# Well I decided to "Man up" and "be a nice guy"



## ILLlogical (May 8, 2011)

And I am fully willing to accept the consequences of the outcome. As some know I asked for separation from my wife of only two years. However I do love her and with the therapy I am getting I am realizing that how we are going about this is wrong.

She is steadfast with separating, signing, getting my name off mortgage (both our best interests) and me moving to an apartment. Then we can "see if we can work things out." 

In the past two years we have dealt with family death, immigration, moving a FEW times, eloping then having a "proper wedding" and changing jobs. Talk about stressors. 

SO I decided to stop bickering about the money issues and separation and how it's hard and I wish we could work it out and decided to write an email explaining why we are stressed (all those things I wrote) and why I think we need to take an active approach to our recovery:
1. I continue with individual counselling
2. She continue with the therapist I found out she began seeing
3. I have coverage for marital counselling we would do.
4. We take active steps to reconnect: cook dinner once a week, talk, have a set date night, etc

I said I feel this is my true feelings and in my opinion the proper thing to do as separating and me moving are just two huge stressors that, to me, basically are not indicating working through some communication issues. We didn't do any major deal breakers abuse, infidelity, etc. I said I love her and I would like to reconcile this way. I asked her to take her time, consult with whomever and let's chat. 

Yes I once again course corrected. But I feel like if she doesn't see the real meaning in this, then I have to accept the fact that despite any fancy wording or rationalizing why we need to spend 10K (me renting, legal fees,etc) to separate and "see if we work" then I will know.....it's over. 

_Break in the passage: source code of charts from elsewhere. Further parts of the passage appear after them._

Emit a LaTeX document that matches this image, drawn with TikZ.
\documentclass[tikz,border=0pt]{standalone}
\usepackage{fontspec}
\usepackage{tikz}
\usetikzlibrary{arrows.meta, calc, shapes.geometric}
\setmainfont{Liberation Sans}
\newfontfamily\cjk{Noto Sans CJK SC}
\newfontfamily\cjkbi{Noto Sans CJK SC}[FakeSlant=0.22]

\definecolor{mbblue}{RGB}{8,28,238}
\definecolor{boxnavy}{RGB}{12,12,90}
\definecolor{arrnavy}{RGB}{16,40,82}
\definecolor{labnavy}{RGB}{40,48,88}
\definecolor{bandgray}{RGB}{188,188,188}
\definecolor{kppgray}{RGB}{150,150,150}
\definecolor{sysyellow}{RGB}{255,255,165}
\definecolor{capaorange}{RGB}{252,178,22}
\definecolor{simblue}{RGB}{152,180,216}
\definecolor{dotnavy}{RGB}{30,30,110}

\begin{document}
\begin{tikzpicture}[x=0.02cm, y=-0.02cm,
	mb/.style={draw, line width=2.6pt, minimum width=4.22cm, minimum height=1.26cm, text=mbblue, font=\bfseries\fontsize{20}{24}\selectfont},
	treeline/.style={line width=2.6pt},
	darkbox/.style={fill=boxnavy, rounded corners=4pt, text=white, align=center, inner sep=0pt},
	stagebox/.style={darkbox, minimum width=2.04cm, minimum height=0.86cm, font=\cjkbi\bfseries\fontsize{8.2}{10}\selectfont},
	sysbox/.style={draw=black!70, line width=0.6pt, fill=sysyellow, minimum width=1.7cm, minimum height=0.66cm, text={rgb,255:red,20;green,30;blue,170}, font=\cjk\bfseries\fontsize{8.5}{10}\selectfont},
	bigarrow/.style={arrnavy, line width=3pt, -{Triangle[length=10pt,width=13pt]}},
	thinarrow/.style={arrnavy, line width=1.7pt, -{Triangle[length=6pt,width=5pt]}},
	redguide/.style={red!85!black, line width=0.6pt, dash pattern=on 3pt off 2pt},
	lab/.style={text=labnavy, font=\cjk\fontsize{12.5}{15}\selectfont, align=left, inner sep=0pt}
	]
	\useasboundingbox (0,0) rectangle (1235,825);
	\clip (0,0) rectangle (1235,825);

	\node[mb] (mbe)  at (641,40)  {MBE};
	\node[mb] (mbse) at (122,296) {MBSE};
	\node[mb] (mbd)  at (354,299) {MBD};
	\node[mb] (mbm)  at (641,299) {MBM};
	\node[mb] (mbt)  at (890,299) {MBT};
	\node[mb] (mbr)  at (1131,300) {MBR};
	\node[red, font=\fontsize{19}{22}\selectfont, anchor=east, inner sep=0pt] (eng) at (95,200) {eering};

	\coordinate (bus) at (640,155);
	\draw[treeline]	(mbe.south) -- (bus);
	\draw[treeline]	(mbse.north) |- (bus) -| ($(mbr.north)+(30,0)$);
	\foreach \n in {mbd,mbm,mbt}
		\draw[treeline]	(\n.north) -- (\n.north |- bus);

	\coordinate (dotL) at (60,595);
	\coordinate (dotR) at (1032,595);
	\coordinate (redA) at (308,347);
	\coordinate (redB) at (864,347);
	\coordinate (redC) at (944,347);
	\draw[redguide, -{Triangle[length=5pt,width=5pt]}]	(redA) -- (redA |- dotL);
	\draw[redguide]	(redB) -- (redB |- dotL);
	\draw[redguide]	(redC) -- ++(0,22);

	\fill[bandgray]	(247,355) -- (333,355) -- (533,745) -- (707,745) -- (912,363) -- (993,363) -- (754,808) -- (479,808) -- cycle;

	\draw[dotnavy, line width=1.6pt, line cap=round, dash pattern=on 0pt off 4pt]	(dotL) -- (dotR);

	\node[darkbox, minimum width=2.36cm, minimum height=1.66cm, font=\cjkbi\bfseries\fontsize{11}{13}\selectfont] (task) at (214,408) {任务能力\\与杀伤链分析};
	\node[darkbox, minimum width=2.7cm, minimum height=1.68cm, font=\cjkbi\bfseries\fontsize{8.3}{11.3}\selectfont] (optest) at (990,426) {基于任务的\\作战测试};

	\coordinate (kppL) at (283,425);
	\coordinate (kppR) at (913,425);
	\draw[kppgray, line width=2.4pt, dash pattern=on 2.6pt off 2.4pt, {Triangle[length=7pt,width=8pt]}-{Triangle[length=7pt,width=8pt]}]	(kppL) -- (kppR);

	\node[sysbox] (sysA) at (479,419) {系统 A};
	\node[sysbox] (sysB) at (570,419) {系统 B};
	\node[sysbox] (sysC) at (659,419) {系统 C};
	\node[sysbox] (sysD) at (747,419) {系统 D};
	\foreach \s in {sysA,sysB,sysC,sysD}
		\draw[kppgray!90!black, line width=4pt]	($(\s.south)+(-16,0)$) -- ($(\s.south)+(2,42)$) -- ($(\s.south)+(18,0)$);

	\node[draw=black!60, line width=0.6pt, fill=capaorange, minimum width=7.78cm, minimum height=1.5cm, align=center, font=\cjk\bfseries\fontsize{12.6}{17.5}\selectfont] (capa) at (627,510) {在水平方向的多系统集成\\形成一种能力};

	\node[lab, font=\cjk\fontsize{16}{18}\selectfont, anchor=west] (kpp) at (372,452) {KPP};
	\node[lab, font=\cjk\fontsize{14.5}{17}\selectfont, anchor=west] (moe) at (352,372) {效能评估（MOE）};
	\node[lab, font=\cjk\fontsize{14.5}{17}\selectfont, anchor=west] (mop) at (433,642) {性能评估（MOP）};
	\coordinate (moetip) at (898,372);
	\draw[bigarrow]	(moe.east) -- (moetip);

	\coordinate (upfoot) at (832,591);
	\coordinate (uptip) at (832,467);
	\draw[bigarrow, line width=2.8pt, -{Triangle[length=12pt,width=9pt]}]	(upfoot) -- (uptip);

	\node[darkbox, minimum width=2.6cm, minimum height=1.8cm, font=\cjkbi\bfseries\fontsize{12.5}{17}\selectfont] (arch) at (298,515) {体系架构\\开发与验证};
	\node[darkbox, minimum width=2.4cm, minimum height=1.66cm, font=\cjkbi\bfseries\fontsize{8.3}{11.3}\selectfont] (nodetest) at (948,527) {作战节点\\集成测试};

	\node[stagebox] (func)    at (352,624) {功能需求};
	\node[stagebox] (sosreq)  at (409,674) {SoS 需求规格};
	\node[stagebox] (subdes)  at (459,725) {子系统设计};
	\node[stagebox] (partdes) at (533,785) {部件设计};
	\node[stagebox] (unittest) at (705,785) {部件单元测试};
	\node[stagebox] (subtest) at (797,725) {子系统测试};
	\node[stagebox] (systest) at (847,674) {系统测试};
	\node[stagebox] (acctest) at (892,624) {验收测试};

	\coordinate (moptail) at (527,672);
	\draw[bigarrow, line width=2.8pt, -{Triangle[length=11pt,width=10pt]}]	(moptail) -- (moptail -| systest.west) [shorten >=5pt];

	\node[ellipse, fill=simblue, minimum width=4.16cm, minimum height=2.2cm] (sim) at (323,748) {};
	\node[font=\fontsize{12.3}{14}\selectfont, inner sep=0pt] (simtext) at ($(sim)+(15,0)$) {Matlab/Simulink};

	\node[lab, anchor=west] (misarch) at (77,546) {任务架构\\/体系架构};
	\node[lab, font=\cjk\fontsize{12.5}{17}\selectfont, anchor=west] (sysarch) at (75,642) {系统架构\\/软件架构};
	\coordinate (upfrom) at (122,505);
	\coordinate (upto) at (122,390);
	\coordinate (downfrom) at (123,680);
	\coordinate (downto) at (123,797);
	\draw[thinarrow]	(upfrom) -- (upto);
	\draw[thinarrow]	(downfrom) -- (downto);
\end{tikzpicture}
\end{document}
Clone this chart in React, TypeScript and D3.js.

I'm hopeful this drives home to her but if it doesn't then I know those walls of hers are back up and I will face the consequence of making the hard/sad and right choice in asking for the separation to begin.


----------



## Jellybeans (Mar 8, 2011)

What do you want? Do you want to be with her or not?


----------



## ILLlogical (May 8, 2011)

Jellybeans said:


> What do you want? Do you want to be with her or not?


Wow I must be a very bad writer or just emotionally drained as I clearly want to be with her and my letter showed the steps I think we should take INSTEAD of continuing with the separation. The last paragraph is that if she does not want to do anything but continue with a fast separation and get my stuff out of the house then I guess I have left no stone unturned. It isn't to say it's impossible to reconcile after we spend all this money on separation and me getting an apartment, however I think it's indicative of where her intentions are: moving on. My letter was trying to get back in the home, make some differences, and start rebuilding.


----------